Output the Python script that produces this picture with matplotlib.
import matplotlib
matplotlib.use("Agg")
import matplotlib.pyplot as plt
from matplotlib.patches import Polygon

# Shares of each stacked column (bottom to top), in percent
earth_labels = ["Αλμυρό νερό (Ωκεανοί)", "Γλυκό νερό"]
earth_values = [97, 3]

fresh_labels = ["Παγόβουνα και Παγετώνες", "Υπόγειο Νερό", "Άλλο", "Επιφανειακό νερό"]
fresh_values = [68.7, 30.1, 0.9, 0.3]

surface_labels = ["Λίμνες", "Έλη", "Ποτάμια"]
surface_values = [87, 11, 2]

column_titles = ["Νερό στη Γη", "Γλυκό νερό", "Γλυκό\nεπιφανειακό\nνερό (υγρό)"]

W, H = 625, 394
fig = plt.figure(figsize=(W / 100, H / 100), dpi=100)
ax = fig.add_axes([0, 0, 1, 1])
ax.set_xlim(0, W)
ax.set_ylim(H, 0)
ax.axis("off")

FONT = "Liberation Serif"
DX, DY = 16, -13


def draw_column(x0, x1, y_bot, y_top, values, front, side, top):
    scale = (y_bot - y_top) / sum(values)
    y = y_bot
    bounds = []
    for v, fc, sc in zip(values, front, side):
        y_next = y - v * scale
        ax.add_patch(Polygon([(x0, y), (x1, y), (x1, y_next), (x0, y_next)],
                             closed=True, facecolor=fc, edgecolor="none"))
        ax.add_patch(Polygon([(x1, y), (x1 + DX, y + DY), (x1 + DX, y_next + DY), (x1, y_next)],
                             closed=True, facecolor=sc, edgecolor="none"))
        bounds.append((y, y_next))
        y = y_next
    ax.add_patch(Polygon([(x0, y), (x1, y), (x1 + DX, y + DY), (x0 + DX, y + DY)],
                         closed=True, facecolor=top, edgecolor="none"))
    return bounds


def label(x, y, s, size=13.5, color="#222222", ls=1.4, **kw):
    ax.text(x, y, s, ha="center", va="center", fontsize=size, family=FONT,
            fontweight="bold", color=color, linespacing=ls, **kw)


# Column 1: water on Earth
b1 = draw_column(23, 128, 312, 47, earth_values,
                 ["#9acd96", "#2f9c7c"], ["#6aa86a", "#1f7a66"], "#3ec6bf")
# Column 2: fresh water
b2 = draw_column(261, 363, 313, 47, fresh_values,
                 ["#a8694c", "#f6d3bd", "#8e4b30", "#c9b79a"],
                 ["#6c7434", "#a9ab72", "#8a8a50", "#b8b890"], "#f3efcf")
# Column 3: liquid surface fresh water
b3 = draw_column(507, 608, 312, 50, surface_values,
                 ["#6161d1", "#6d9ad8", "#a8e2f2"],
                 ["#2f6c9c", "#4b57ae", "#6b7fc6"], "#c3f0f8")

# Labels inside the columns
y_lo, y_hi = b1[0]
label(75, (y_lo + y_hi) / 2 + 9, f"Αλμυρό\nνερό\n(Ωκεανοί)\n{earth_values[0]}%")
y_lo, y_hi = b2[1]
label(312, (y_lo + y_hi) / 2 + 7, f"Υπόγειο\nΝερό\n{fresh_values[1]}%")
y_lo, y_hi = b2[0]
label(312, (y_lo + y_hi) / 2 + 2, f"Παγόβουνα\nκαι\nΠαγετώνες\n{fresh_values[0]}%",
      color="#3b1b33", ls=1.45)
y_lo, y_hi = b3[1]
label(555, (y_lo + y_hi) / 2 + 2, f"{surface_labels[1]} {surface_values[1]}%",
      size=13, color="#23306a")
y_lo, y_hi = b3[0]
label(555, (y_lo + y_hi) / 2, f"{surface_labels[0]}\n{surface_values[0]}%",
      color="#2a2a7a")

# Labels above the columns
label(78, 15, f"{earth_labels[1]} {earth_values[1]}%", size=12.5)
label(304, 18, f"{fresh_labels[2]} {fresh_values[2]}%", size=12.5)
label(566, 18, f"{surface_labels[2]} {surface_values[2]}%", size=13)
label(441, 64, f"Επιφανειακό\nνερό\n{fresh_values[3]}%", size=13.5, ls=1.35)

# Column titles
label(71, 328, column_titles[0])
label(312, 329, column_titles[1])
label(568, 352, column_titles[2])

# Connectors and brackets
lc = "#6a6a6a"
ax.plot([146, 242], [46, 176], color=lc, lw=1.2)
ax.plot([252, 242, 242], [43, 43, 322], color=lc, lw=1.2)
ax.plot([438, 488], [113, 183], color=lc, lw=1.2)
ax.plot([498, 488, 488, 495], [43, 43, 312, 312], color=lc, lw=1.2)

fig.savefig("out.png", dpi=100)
++++++
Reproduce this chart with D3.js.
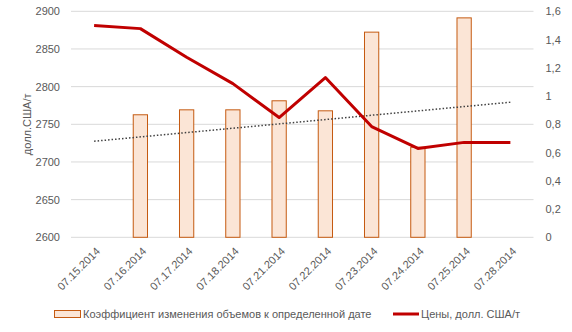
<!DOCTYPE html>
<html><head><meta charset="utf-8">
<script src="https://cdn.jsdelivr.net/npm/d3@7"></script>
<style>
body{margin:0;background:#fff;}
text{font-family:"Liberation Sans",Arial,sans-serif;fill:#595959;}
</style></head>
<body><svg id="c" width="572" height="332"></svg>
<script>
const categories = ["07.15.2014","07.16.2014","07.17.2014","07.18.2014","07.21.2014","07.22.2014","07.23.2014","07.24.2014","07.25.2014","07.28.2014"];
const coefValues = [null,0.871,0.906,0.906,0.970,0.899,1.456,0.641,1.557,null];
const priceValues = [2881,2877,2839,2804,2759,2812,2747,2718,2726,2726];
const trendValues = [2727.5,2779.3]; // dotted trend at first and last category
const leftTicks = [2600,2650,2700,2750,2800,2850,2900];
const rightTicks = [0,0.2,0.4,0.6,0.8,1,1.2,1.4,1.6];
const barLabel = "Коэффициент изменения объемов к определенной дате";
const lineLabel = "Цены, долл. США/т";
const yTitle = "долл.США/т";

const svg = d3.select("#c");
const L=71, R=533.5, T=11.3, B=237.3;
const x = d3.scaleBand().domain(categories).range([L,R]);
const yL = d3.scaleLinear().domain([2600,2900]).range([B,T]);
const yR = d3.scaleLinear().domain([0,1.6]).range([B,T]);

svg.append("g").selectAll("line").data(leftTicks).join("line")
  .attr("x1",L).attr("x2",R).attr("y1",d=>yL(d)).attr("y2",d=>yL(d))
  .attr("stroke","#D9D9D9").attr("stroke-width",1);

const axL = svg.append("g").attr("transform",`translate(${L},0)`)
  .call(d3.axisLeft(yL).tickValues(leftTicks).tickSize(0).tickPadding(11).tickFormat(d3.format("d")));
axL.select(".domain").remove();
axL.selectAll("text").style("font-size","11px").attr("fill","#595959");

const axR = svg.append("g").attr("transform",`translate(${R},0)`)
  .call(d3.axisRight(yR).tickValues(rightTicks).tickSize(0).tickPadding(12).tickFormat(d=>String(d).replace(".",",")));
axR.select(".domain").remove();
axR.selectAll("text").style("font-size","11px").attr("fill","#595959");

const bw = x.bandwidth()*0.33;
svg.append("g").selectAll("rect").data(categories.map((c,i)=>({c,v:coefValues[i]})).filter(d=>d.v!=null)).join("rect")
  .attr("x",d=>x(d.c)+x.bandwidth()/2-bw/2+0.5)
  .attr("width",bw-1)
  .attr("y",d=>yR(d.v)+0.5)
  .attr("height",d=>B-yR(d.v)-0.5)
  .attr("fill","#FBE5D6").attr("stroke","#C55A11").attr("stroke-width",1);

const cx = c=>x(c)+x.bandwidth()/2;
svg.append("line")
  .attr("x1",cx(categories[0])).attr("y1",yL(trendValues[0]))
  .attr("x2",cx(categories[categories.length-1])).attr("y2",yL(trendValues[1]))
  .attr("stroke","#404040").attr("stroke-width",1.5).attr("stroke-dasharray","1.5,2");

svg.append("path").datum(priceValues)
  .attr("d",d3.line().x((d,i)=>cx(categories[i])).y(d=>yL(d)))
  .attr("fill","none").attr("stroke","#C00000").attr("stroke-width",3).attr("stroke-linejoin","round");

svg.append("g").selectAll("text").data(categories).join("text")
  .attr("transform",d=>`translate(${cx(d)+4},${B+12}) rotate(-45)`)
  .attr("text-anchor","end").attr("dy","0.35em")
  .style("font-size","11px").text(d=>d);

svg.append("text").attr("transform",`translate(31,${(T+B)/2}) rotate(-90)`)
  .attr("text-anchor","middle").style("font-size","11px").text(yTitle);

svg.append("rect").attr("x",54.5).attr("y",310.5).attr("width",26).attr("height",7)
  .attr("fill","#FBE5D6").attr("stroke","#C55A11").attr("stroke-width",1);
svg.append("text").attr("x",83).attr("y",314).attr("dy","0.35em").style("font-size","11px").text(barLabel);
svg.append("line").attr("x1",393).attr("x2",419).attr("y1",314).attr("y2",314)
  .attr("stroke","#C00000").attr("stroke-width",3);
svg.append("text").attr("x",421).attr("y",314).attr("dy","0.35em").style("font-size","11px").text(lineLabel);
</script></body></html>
++++++
■ Problem statement ■
Find every line in the records above that holds the word "with", and copy each one.

■ Written answer ■
Output the Python script that produces this picture with matplotlib.
Reproduce this chart with D3.js.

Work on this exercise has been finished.